Another potential problem is self-invalidation. This happens if a processor holds a PTE in its local cache in Modified or Exclusive state, and in the same time has a TLB entry of the same PTE. When the processor writes to the PTE, no coherence traffic will be generated, while it is still necessary for the TLB to be aware of the self-invalidation and either updates or invalidates the entry. The solution is to let the TLB snoop on local stores. If the address of the local store instruction matches any of the entries in the PCAM, then the TLB entry will be invalidated. Such self-snooping capability is cheap to add, as it already exists on modern hardware to accomodate for self-modifying code and to maintain coherence between the instruction cache and data cache.

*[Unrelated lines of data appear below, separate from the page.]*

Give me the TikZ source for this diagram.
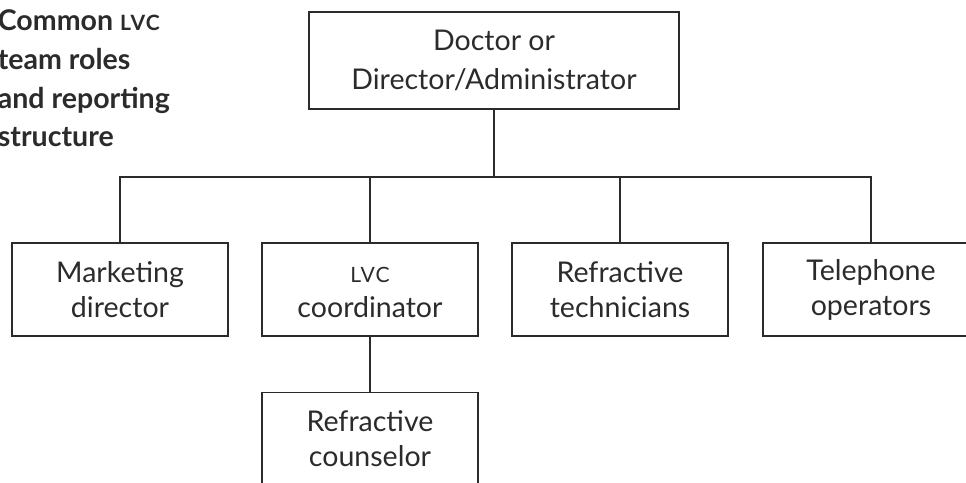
\documentclass[tikz,border=0pt]{standalone}
\usepackage{fontspec}
\setmainfont{Lato}
\usepackage{tikz}
\usetikzlibrary{positioning}

\definecolor{inkgray}{HTML}{2B2B2B}
\newcommand{\lvc}{{\fontsize{15pt}{15pt}\selectfont\addfontfeature{LetterSpace=6}LVC}}

\begin{document}
\begin{tikzpicture}[
    rolebox/.style={draw=inkgray, line width=0.8pt, text=inkgray,
        minimum width=5.4cm, minimum height=2.325cm, align=center,
        font=\fontsize{20.3pt}{24.9pt}\selectfont},
    headbox/.style={rolebox, minimum width=9.25cm, minimum height=2.425cm,
        font=\fontsize{20.3pt}{28pt}\selectfont},
    link/.style={draw=inkgray, line width=0.8pt}
]
\clip (0,0) rectangle (24.15,-12.075);

% title
\node[anchor=base west, inner sep=0pt, align=left, text=inkgray,
      font=\bfseries\fontsize{20.3pt}{27.7pt}\selectfont] (title) at (-0.06,-3.675)
      {Common \lvc\\team roles\\and reporting\\structure};

% boxes
\node[headbox] (head) at (12.35,-1.5125) {Doctor or\\Director/Administrator};
\node[rolebox] (mkt)   at (3.0,-7.2375)    {Marketing\\director};
\node[rolebox] (coord) at (9.25,-7.2375)   {\vphantom{M}\lvc\\coordinator};
\node[rolebox] (tech)  at (15.5,-7.2375)   {Refractive\\technicians};
\node[rolebox] (phone) at (21.775,-7.2375) {Telephone\\operators};
\node[rolebox, below=1.375cm of coord] (couns) {Refractive\\counselor};

% reporting lines
\coordinate (bar) at (12.35,-4.425);
\draw[link] (head.south) -- (bar);
\foreach \n in {mkt,coord,tech,phone}
  \draw[link] (bar) -| (\n.north);
\draw[link] (coord.south) -- (couns.north);
\end{tikzpicture}
\end{document}
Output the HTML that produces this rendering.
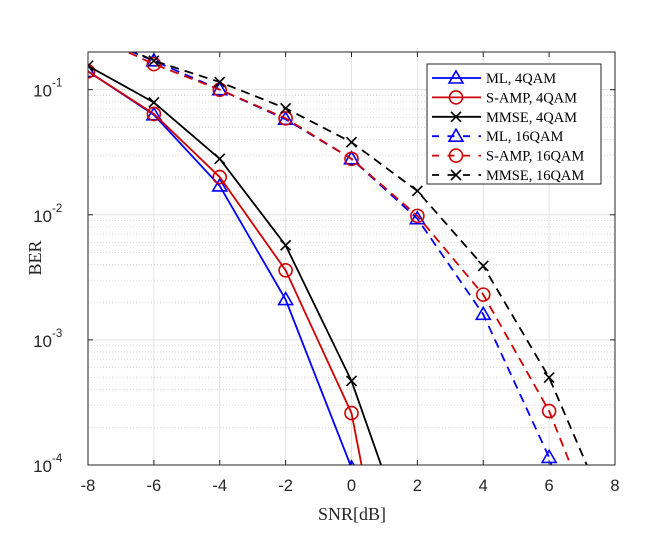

In order for this scheme to work with load speculation, the load queue must not only snoop store addresses for a match, but also snoop for TLB invalidations caused by store instructions. Imagine the following scenario: A load bypassed a preceding store and is executed speculatively. The store instruction changes the permission bits in the PTE to disallow read operations on the page, which happens to be the page that the load instruction accesses. In this case, if care is not taken, the load instruction would commit successfully without raising an exception as it would be for in-order execution. The process therefore must monitor the invalidation of TLB entries while load instructions are buffered in the load queue. If any of the pages whose mappings are invalidated by a preceding store operation, the load instruction must be squashed. Another solution would be just to re-execute the load before it commits in program order. If the load is not able to execute successfully, then it will be squashed.